> [Given task] Below are entries. Reproduce exactly the lines between the line holding "Reproduce this chart with matplotlib." and the line holding "plt.rcParams['font.family'] = ['Open", inclusive, and only those.

> [Records provided]

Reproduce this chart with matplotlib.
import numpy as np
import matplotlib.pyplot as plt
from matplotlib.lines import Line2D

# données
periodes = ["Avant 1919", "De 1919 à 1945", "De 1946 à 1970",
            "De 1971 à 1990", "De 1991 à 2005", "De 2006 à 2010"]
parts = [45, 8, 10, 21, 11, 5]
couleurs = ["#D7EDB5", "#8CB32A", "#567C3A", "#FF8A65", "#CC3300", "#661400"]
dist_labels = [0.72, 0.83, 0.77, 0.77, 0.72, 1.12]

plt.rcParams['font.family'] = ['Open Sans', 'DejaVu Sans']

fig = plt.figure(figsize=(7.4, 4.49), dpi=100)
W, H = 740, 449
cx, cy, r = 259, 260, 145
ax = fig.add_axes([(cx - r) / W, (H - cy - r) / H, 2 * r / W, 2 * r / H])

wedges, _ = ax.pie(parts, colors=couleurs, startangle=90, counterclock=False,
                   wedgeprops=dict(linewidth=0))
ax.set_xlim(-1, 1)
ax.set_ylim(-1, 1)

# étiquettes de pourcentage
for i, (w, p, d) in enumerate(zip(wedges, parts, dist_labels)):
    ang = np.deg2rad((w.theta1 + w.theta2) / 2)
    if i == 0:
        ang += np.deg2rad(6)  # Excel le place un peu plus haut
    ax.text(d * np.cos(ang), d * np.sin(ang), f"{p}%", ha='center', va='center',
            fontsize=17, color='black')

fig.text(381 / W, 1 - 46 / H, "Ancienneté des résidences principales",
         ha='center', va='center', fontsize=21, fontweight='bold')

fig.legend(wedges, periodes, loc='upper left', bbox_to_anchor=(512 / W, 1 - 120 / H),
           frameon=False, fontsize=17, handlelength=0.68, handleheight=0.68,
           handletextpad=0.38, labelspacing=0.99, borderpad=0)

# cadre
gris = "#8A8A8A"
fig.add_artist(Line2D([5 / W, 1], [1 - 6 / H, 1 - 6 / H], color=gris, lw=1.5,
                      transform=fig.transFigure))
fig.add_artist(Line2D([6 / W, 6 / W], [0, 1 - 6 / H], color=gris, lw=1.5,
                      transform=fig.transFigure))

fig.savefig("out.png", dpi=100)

...

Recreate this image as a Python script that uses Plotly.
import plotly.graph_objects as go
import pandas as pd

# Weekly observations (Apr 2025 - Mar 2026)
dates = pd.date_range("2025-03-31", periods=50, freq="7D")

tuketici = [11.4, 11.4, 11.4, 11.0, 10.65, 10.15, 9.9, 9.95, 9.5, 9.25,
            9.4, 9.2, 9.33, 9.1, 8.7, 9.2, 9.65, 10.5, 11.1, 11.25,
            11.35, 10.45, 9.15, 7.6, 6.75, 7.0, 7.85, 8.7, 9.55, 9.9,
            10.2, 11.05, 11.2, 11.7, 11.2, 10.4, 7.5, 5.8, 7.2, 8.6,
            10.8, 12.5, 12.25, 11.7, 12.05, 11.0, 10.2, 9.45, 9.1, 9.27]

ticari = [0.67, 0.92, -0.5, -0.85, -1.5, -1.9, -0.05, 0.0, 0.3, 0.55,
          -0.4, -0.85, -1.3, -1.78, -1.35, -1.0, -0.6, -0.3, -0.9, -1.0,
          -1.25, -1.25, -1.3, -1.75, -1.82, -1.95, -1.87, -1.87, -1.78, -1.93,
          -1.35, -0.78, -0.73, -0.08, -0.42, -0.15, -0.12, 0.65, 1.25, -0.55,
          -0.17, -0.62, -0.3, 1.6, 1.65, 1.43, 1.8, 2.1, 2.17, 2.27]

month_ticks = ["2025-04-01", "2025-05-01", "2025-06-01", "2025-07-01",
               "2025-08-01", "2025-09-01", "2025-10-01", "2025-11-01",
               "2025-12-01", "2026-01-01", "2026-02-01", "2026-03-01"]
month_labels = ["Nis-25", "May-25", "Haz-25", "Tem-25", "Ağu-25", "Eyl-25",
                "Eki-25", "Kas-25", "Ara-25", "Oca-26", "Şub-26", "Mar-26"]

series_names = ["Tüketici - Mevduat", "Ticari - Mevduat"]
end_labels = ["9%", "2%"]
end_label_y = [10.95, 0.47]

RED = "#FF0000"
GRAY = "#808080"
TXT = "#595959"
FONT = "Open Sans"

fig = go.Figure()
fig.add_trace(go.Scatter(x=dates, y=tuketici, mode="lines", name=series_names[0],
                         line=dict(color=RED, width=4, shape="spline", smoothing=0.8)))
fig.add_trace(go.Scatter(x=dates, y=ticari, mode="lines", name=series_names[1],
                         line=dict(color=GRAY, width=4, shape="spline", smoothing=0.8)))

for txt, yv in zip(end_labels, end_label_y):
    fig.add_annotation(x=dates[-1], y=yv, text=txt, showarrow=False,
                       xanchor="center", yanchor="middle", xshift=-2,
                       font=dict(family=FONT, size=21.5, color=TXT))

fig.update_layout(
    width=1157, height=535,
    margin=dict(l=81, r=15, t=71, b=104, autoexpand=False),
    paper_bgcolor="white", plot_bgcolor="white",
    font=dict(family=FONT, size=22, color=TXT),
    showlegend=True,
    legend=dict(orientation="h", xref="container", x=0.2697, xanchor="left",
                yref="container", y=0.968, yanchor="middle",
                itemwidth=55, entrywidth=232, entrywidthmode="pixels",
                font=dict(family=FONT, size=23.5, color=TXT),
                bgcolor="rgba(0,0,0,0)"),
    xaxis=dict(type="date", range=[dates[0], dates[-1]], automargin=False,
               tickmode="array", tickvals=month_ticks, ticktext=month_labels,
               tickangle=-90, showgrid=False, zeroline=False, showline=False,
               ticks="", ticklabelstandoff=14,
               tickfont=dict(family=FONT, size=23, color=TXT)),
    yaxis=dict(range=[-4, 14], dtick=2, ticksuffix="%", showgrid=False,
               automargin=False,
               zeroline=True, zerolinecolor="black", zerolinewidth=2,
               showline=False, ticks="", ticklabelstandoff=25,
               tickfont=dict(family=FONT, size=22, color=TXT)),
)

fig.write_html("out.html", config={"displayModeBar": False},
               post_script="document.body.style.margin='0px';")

> [Result of the exercise]
Reproduce this chart with matplotlib.
import numpy as np
import matplotlib.pyplot as plt
from matplotlib.lines import Line2D

# données
periodes = ["Avant 1919", "De 1919 à 1945", "De 1946 à 1970",
            "De 1971 à 1990", "De 1991 à 2005", "De 2006 à 2010"]
parts = [45, 8, 10, 21, 11, 5]
couleurs = ["#D7EDB5", "#8CB32A", "#567C3A", "#FF8A65", "#CC3300", "#661400"]
dist_labels = [0.72, 0.83, 0.77, 0.77, 0.72, 1.12]

plt.rcParams['font.family'] = ['Open Sans', 'DejaVu Sans']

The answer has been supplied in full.